— Start Data records —
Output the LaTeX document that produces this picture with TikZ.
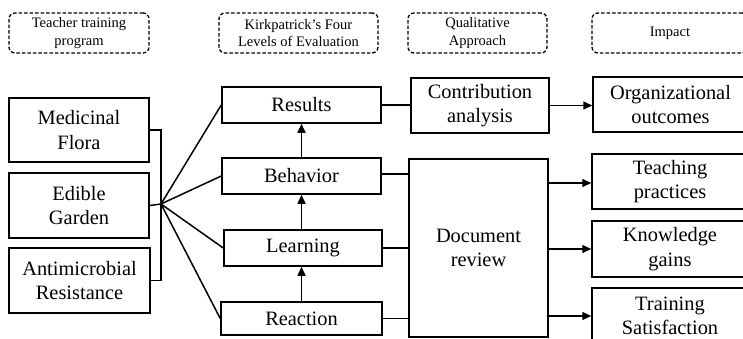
\documentclass[tikz,border=0pt]{standalone}
\usepackage{fontspec}
\setmainfont{Liberation Serif}
\usetikzlibrary{arrows.meta,calc}
\begin{document}
\begin{tikzpicture}[x=1pt,y=-1pt,
  box/.style={draw,line width=1.5pt,inner sep=0pt,align=center,
    font=\fontsize{20.4}{24.5}\selectfont},
  hdr/.style={draw,line width=1.3pt,dash pattern=on 3.5pt off 2pt,rounded corners=6pt,
    inner sep=0pt,align=center,minimum height=40pt,
    font=\fontsize{14.5}{17.4}\selectfont},
  conn/.style={line width=1.5pt},
  arr/.style={line width=1.5pt,-{Triangle[length=9pt,width=8pt]}}]
\useasboundingbox (0,0) rectangle (743,338);
% headers
\node[hdr,minimum width=140pt] (h1) at (79,33) {Teacher training\\program};
\node[hdr,minimum width=159pt] (h2) at (298.5,33) {Kirkpatrick’s Four\\Levels of Evaluation};
\node[hdr,minimum width=139pt] (h3) at (477.5,33) {Qualitative\\Approach};
\node[hdr,minimum width=156pt] (h4) at (670,33) {Impact};
% programs
\node[box,minimum width=140pt,minimum height=64pt] (med) at (79,130) {Medicinal\\Flora};
\node[box,minimum width=140pt,minimum height=65pt] (edi) at (79,205.5) {Edible\\Garden};
\node[box,minimum width=141pt,minimum height=65pt] (ant) at (79.5,280.5) {Antimicrobial\\Resistance};
% levels
\node[box,minimum width=159pt,minimum height=36pt] (res) at (301.5,105) {Results};
\node[box,minimum width=159pt,minimum height=36pt] (beh) at (301.5,176) {Behavior};
\node[box,minimum width=158pt,minimum height=36pt] (lea) at (303,248) {Learning};
\node[box,minimum width=161pt,minimum height=33pt] (rea) at (301.5,318.5) {Reaction};
% approach
\node[box,minimum width=138pt,minimum height=55pt] (con) at (480,105.5) {Contribution\\analysis};
\node[box,minimum width=139pt,minimum height=178pt] (doc) at (478.5,248) {Document\\review};
% impact
\node[box,minimum width=155pt,minimum height=55pt] (org) at (670.5,104.5) {Organizational\\outcomes};
\node[box,minimum width=156pt,minimum height=55pt] (tea) at (670,181.5) {Teaching\\practices};
\node[box,minimum width=156pt,minimum height=56pt] (kno) at (670,249) {Knowledge\\gains};
\node[box,minimum width=156pt,minimum height=56pt] (tra) at (670,316) {Training\\Satisfaction};
% hub
\coordinate (hub) at (161,204);
\draw[conn] (med.east) -| (hub) |- (ant.east);
\draw[conn] (edi.east) -- (hub);
\draw[conn] (hub) -- (res.west);
\draw[conn] (hub) -- (beh.west);
\draw[conn] (hub) -- (lea.west);
\draw[conn] (hub) -- (rea.west);
% level arrows
\draw[arr] (rea.north) -- (rea.north |- lea.south);
\draw[arr] (lea.north -| beh.south) -- (beh.south);
\draw[arr] (beh.north) -- (res.south);
% to approach
\draw[conn] (res.east) -- (res.east -| con.west);
\draw[conn] ($(beh.east)+(0,-2)$) -- ($(beh.east -| doc.west)+(0,-2)$);
\draw[conn] (lea.east) -- (lea.east -| doc.west);
\draw[conn] (rea.east) -- (rea.east -| doc.west);
% to impact
\draw[arr] (con.east) -- (con.east -| org.west);
\draw[arr] ($(tea.west -| doc.east)+(0,1.5)$) -- ($(tea.west)+(0,1.5)$);
\draw[arr] (kno.west -| doc.east) -- (kno.west);
\draw[arr] (tra.west -| doc.east) -- (tra.west);
\end{tikzpicture}
\end{document}
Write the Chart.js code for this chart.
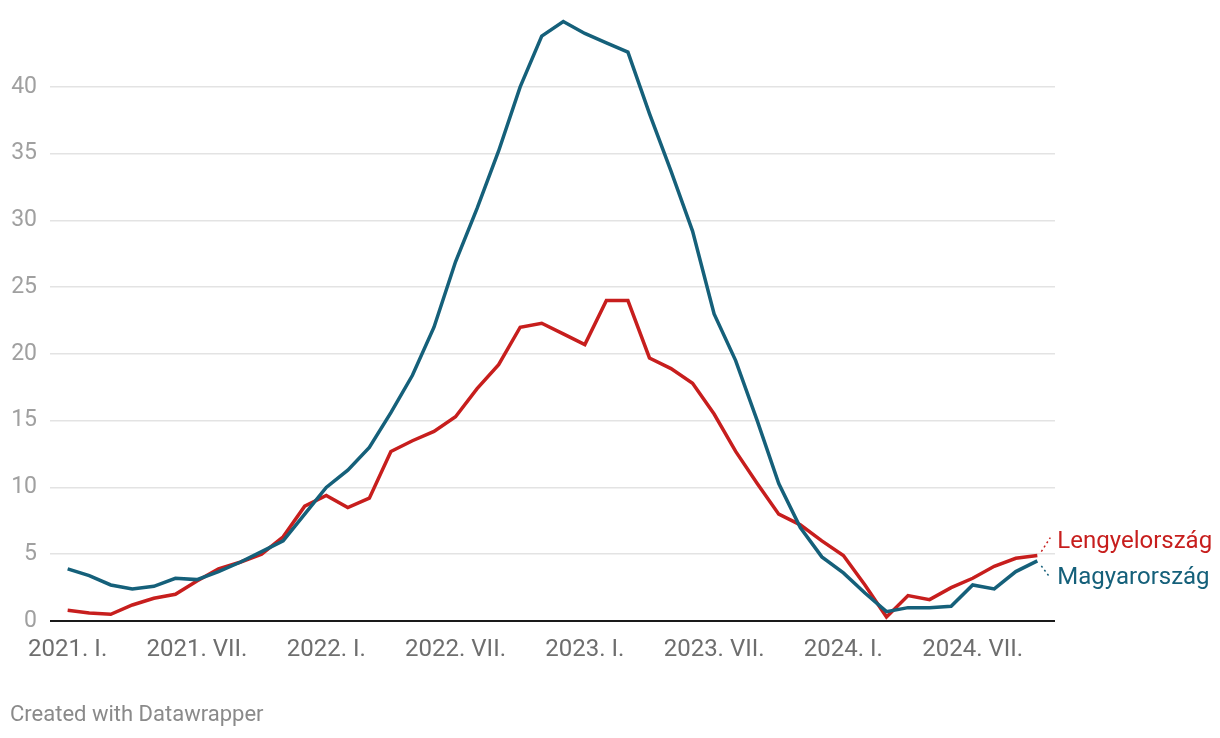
<!DOCTYPE html>
<html>
<head>
    <title>Lengyelország és Magyarország</title>
    <script src="https://cdn.jsdelivr.net/npm/chart.js"></script>
    <style>
        body { margin: 0; background: #fff; font-family: Roboto, sans-serif; }
        #wrap { position: relative; width: 1220px; height: 738px; }
        #credit { position: absolute; left: 10px; top: 701px; font-size: 22px; color: #8a8a8a; }
    </style>
</head>
<body>
    <div id="wrap">
        <canvas id="chart"></canvas>
        <div id="credit">Created with Datawrapper</div>
    </div>
<script>
// monthly values, 2021 Jan .. 2024 Oct
const months = [];
for (let i = 0; i < 46; i++) months.push(i);

const poland = [0.8, 0.6, 0.5, 1.2, 1.7, 2.0, 3.0, 3.9, 4.4, 5.0, 6.3, 8.6,
                9.4, 8.5, 9.2, 12.7, 13.5, 14.2, 15.3, 17.4, 19.2, 22.0, 22.3, 21.5,
                20.7, 24.0, 24.0, 19.7, 18.9, 17.8, 15.5, 12.7, 10.3, 8.0, 7.2, 6.0,
                4.9, 2.7, 0.3, 1.9, 1.6, 2.5, 3.2, 4.1, 4.7, 4.9];
const hungary = [3.9, 3.4, 2.7, 2.4, 2.6, 3.2, 3.1, 3.7, 4.4, 5.2, 6.0, 8.0,
                 10.0, 11.3, 13.0, 15.6, 18.4, 22.0, 26.9, 30.9, 35.2, 40.0, 43.8, 44.9,
                 44.0, 43.3, 42.6, 38.0, 33.7, 29.2, 23.0, 19.5, 15.0, 10.3, 7.0, 4.8,
                 3.6, 2.1, 0.7, 1.0, 1.0, 1.1, 2.7, 2.4, 3.7, 4.5];

const tickMonths = [0, 6, 12, 18, 24, 30, 36, 42];
const tickLabels = ['2021. I.', '2021. VII.', '2022. I.', '2022. VII.',
                    '2023. I.', '2023. VII.', '2024. I.', '2024. VII.'];
const yTicks = [0, 5, 10, 15, 20, 25, 30, 35, 40];

const RED = '#c71e1d';
const BLUE = '#15607a';

function toPoints(vals) {
    return vals.map((v, i) => ({ x: months[i], y: v }));
}

// labels at the end of each line, with dotted connector
const endLabels = {
    id: 'endLabels',
    afterDatasetsDraw(chart) {
        const ctx = chart.ctx;
        const offsets = [-14, 17];
        chart.data.datasets.forEach((ds, di) => {
            const meta = chart.getDatasetMeta(di);
            const pt = meta.data[meta.data.length - 1];
            const dy = offsets[di];
            ctx.save();
            ctx.strokeStyle = ds.borderColor;
            ctx.lineWidth = 1.5;
            ctx.setLineDash([2, 3]);
            ctx.beginPath();
            if (dy < 0) {
                ctx.moveTo(pt.x + 4, pt.y - 4);
                ctx.lineTo(pt.x + 13, pt.y - 18);
            } else {
                ctx.moveTo(pt.x + 4, pt.y + 5);
                ctx.lineTo(pt.x + 13, pt.y + 17);
            }
            ctx.stroke();
            ctx.setLineDash([]);
            ctx.fillStyle = ds.borderColor;
            ctx.font = '24px Roboto';
            ctx.textBaseline = 'middle';
            ctx.textAlign = 'left';
            ctx.fillText(ds.label, pt.x + 20, pt.y + dy);
            ctx.restore();
        });
    }
};

const chart = new Chart(document.getElementById('chart'), {
    type: 'line',
    data: {
        datasets: [
            { label: 'Lengyelország', data: toPoints(poland), borderColor: RED,
              borderWidth: 3.5, pointRadius: 0, tension: 0, order: 2, clip: false },
            { label: 'Magyarország', data: toPoints(hungary), borderColor: BLUE,
              borderWidth: 3.5, pointRadius: 0, tension: 0, order: 1, clip: false }
        ]
    },
    options: {
        responsive: true,
        maintainAspectRatio: false,
        animation: false,
        events: [],
        layout: { padding: { top: 12, right: 165, bottom: 72, left: 0 } },
        plugins: { legend: { display: false }, tooltip: { enabled: false } },
        scales: {
            x: {
                type: 'linear',
                min: -0.82,
                max: 45.82,
                afterBuildTicks: s => { s.ticks = tickMonths.map(v => ({ value: v })); },
                afterFit: s => { s.height = 45; },
                grid: { display: false },
                border: { display: false },
                ticks: {
                    autoSkip: false,
                    maxRotation: 0,
                    padding: 7,
                    color: '#6e6e6e',
                    font: { family: 'Roboto', size: 24 },
                    callback: v => tickLabels[tickMonths.indexOf(v)]
                }
            },
            y: {
                min: 0,
                max: 44.5,
                afterBuildTicks: s => { s.ticks = yTicks.map(v => ({ value: v })); },
                afterFit: s => { s.width = 50; },
                border: { display: false },
                grid: {
                    drawTicks: false,
                    color: c => c.tick.value === 0 ? '#1a1a1a' : '#e3e3e3',
                    lineWidth: c => c.tick.value === 0 ? 2 : 1.5
                },
                ticks: {
                    padding: 13,
                    color: '#a0a0a0',
                    font: { family: 'Roboto', size: 23 }
                }
            }
        }
    },
    plugins: [endLabels]
});
</script>
</body>
</html>
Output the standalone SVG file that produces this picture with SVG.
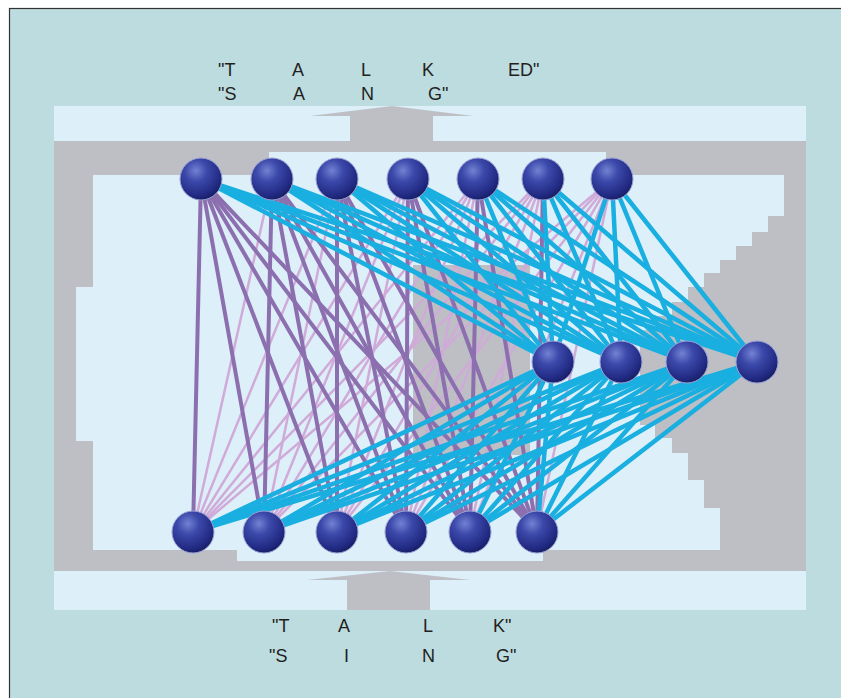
<svg xmlns="http://www.w3.org/2000/svg" width="841" height="698" viewBox="0 0 841 698">
<style>
.lbl{font-family:"Liberation Sans",Arial,sans-serif;font-size:18px;fill:#231f20}
.gray{fill:#bdbfc4}
.light{fill:#ddeff9}
.pd{stroke:#8c6fae;stroke-width:4;stroke-linecap:round;fill:none}
.pl{stroke:#d0aad8;stroke-width:2.5;stroke-linecap:round;fill:none}
.cy{stroke:#19afe0;stroke-width:4.5;stroke-linecap:round;fill:none}
.node{fill:url(#sph);stroke:#9aa2d6;stroke-width:1}
</style>
<defs>
<radialGradient id="sph" cx="0.38" cy="0.3" r="0.75">
<stop offset="0" stop-color="#7282d2"/>
<stop offset="0.35" stop-color="#3c49aa"/>
<stop offset="0.8" stop-color="#212a82"/>
<stop offset="1" stop-color="#161b5c"/>
</radialGradient>
</defs>
<rect x="0" y="0" width="841" height="698" fill="#ffffff"/>
<rect x="9.5" y="8.5" width="840" height="700" fill="#bddcdf" stroke="#333" stroke-width="1.2"/>
<g id="background">
<rect class="light" x="54" y="106" width="752" height="35"/>
<rect class="light" x="54" y="571" width="752" height="39"/>
<rect class="gray" x="54" y="141" width="752" height="430"/>
<path class="light" d="M93,175 H269 V152 H606 V175 H784 V216 H768 V232 H752 V246 H736 V260 H720 V273 H704 V287 H688 V302 H672 V316 H656 V330 H640 V425 H655 V438 H672 V453 H688 V480 H704 V508 H720 V550 H543 V561 H237 V550 H93 V441 H76 V287 H93 Z"/>
<rect class="gray" x="413" y="265" width="117" height="190"/>
<path class="gray" d="M350,141 V116 H310 L392,106 L473,116 H433 V141 Z"/>
<path class="gray" d="M347,610 V580 H307 L390,571 L470,580 H430 V610 Z"/>
</g>
<g id="connectors">
<g id="purple-links">
<line class="pl" x1="272" y1="179" x2="193" y2="532"/>
<line class="pl" x1="337" y1="179" x2="193" y2="532"/>
<line class="pl" x1="337" y1="179" x2="264" y2="532"/>
<line class="pl" x1="408" y1="179" x2="193" y2="532"/>
<line class="pl" x1="408" y1="179" x2="264" y2="532"/>
<line class="pl" x1="408" y1="179" x2="337" y2="532"/>
<line class="pl" x1="478" y1="179" x2="193" y2="532"/>
<line class="pl" x1="478" y1="179" x2="264" y2="532"/>
<line class="pl" x1="478" y1="179" x2="337" y2="532"/>
<line class="pl" x1="478" y1="179" x2="406" y2="532"/>
<line class="pl" x1="543" y1="179" x2="193" y2="532"/>
<line class="pl" x1="543" y1="179" x2="264" y2="532"/>
<line class="pl" x1="543" y1="179" x2="337" y2="532"/>
<line class="pl" x1="543" y1="179" x2="406" y2="532"/>
<line class="pl" x1="543" y1="179" x2="470" y2="532"/>
<line class="pl" x1="612" y1="179" x2="193" y2="532"/>
<line class="pl" x1="612" y1="179" x2="264" y2="532"/>
<line class="pl" x1="612" y1="179" x2="337" y2="532"/>
<line class="pl" x1="612" y1="179" x2="406" y2="532"/>
<line class="pl" x1="612" y1="179" x2="470" y2="532"/>
<line class="pl" x1="612" y1="179" x2="537" y2="532"/>
<line class="pd" x1="201" y1="179" x2="193" y2="532"/>
<line class="pd" x1="201" y1="179" x2="264" y2="532"/>
<line class="pd" x1="201" y1="179" x2="337" y2="532"/>
<line class="pd" x1="201" y1="179" x2="406" y2="532"/>
<line class="pd" x1="201" y1="179" x2="470" y2="532"/>
<line class="pd" x1="201" y1="179" x2="537" y2="532"/>
<line class="pd" x1="272" y1="179" x2="264" y2="532"/>
<line class="pd" x1="272" y1="179" x2="337" y2="532"/>
<line class="pd" x1="272" y1="179" x2="406" y2="532"/>
<line class="pd" x1="272" y1="179" x2="470" y2="532"/>
<line class="pd" x1="272" y1="179" x2="537" y2="532"/>
<line class="pd" x1="337" y1="179" x2="337" y2="532"/>
<line class="pd" x1="337" y1="179" x2="406" y2="532"/>
<line class="pd" x1="337" y1="179" x2="470" y2="532"/>
<line class="pd" x1="337" y1="179" x2="537" y2="532"/>
<line class="pd" x1="408" y1="179" x2="406" y2="532"/>
<line class="pd" x1="408" y1="179" x2="470" y2="532"/>
<line class="pd" x1="408" y1="179" x2="537" y2="532"/>
<line class="pd" x1="478" y1="179" x2="470" y2="532"/>
<line class="pd" x1="478" y1="179" x2="537" y2="532"/>
<line class="pd" x1="543" y1="179" x2="537" y2="532"/>
</g>
<g id="cyan-links">
<line class="cy" x1="201" y1="179" x2="553" y2="362"/>
<line class="cy" x1="201" y1="179" x2="621" y2="362"/>
<line class="cy" x1="201" y1="179" x2="687" y2="362"/>
<line class="cy" x1="201" y1="179" x2="757" y2="362"/>
<line class="cy" x1="272" y1="179" x2="553" y2="362"/>
<line class="cy" x1="272" y1="179" x2="621" y2="362"/>
<line class="cy" x1="272" y1="179" x2="687" y2="362"/>
<line class="cy" x1="272" y1="179" x2="757" y2="362"/>
<line class="cy" x1="337" y1="179" x2="553" y2="362"/>
<line class="cy" x1="337" y1="179" x2="621" y2="362"/>
<line class="cy" x1="337" y1="179" x2="687" y2="362"/>
<line class="cy" x1="337" y1="179" x2="757" y2="362"/>
<line class="cy" x1="408" y1="179" x2="553" y2="362"/>
<line class="cy" x1="408" y1="179" x2="621" y2="362"/>
<line class="cy" x1="408" y1="179" x2="687" y2="362"/>
<line class="cy" x1="408" y1="179" x2="757" y2="362"/>
<line class="cy" x1="478" y1="179" x2="553" y2="362"/>
<line class="cy" x1="478" y1="179" x2="621" y2="362"/>
<line class="cy" x1="478" y1="179" x2="687" y2="362"/>
<line class="cy" x1="478" y1="179" x2="757" y2="362"/>
<line class="cy" x1="543" y1="179" x2="553" y2="362"/>
<line class="cy" x1="543" y1="179" x2="621" y2="362"/>
<line class="cy" x1="543" y1="179" x2="687" y2="362"/>
<line class="cy" x1="543" y1="179" x2="757" y2="362"/>
<line class="cy" x1="612" y1="179" x2="553" y2="362"/>
<line class="cy" x1="612" y1="179" x2="621" y2="362"/>
<line class="cy" x1="612" y1="179" x2="687" y2="362"/>
<line class="cy" x1="612" y1="179" x2="757" y2="362"/>
<line class="cy" x1="193" y1="532" x2="553" y2="362"/>
<line class="cy" x1="193" y1="532" x2="621" y2="362"/>
<line class="cy" x1="193" y1="532" x2="687" y2="362"/>
<line class="cy" x1="193" y1="532" x2="757" y2="362"/>
<line class="cy" x1="264" y1="532" x2="553" y2="362"/>
<line class="cy" x1="264" y1="532" x2="621" y2="362"/>
<line class="cy" x1="264" y1="532" x2="687" y2="362"/>
<line class="cy" x1="264" y1="532" x2="757" y2="362"/>
<line class="cy" x1="337" y1="532" x2="553" y2="362"/>
<line class="cy" x1="337" y1="532" x2="621" y2="362"/>
<line class="cy" x1="337" y1="532" x2="687" y2="362"/>
<line class="cy" x1="337" y1="532" x2="757" y2="362"/>
<line class="cy" x1="406" y1="532" x2="553" y2="362"/>
<line class="cy" x1="406" y1="532" x2="621" y2="362"/>
<line class="cy" x1="406" y1="532" x2="687" y2="362"/>
<line class="cy" x1="406" y1="532" x2="757" y2="362"/>
<line class="cy" x1="470" y1="532" x2="553" y2="362"/>
<line class="cy" x1="470" y1="532" x2="621" y2="362"/>
<line class="cy" x1="470" y1="532" x2="687" y2="362"/>
<line class="cy" x1="470" y1="532" x2="757" y2="362"/>
<line class="cy" x1="537" y1="532" x2="553" y2="362"/>
<line class="cy" x1="537" y1="532" x2="621" y2="362"/>
<line class="cy" x1="537" y1="532" x2="687" y2="362"/>
<line class="cy" x1="537" y1="532" x2="757" y2="362"/>
</g>
</g>
<g id="out1"><circle class="node" cx="201" cy="179" r="21"/></g>
<g id="out2"><circle class="node" cx="272" cy="179" r="21"/></g>
<g id="out3"><circle class="node" cx="337" cy="179" r="21"/></g>
<g id="out4"><circle class="node" cx="408" cy="179" r="21"/></g>
<g id="out5"><circle class="node" cx="478" cy="179" r="21"/></g>
<g id="out6"><circle class="node" cx="543" cy="179" r="21"/></g>
<g id="out7"><circle class="node" cx="612" cy="179" r="21"/></g>
<g id="hid1"><circle class="node" cx="553" cy="362" r="21"/></g>
<g id="hid2"><circle class="node" cx="621" cy="362" r="21"/></g>
<g id="hid3"><circle class="node" cx="687" cy="362" r="21"/></g>
<g id="hid4"><circle class="node" cx="757" cy="362" r="21"/></g>
<g id="in1"><circle class="node" cx="193" cy="532" r="21"/></g>
<g id="in2"><circle class="node" cx="264" cy="532" r="21"/></g>
<g id="in3"><circle class="node" cx="337" cy="532" r="21"/></g>
<g id="in4"><circle class="node" cx="406" cy="532" r="21"/></g>
<g id="in5"><circle class="node" cx="470" cy="532" r="21"/></g>
<g id="in6"><circle class="node" cx="537" cy="532" r="21"/></g>
<g id="labels">
<text class="lbl" x="218" y="76">"T</text>
<text class="lbl" x="292" y="76">A</text>
<text class="lbl" x="361" y="76">L</text>
<text class="lbl" x="422" y="76">K</text>
<text class="lbl" x="508" y="76">ED"</text>
<text class="lbl" x="218" y="100">"S</text>
<text class="lbl" x="293" y="100">A</text>
<text class="lbl" x="361" y="100">N</text>
<text class="lbl" x="428" y="100">G"</text>
<text class="lbl" x="272" y="632">"T</text>
<text class="lbl" x="338" y="632">A</text>
<text class="lbl" x="423" y="632">L</text>
<text class="lbl" x="493" y="632">K"</text>
<text class="lbl" x="269" y="662">"S</text>
<text class="lbl" x="344" y="662">I</text>
<text class="lbl" x="422" y="662">N</text>
<text class="lbl" x="496" y="662">G"</text>
</g>
</svg>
— End Data records —
Copy each line of the listing that holds the word "chart".

*The answer*:
Write the Chart.js code for this chart.
    <script src="https://cdn.jsdelivr.net/npm/chart.js"></script>
        <canvas id="chart"></canvas>
    afterDatasetsDraw(chart) {
        const ctx = chart.ctx;
        chart.data.datasets.forEach((ds, di) => {
            const meta = chart.getDatasetMeta(di);
const chart = new Chart(document.getElementById('chart'), {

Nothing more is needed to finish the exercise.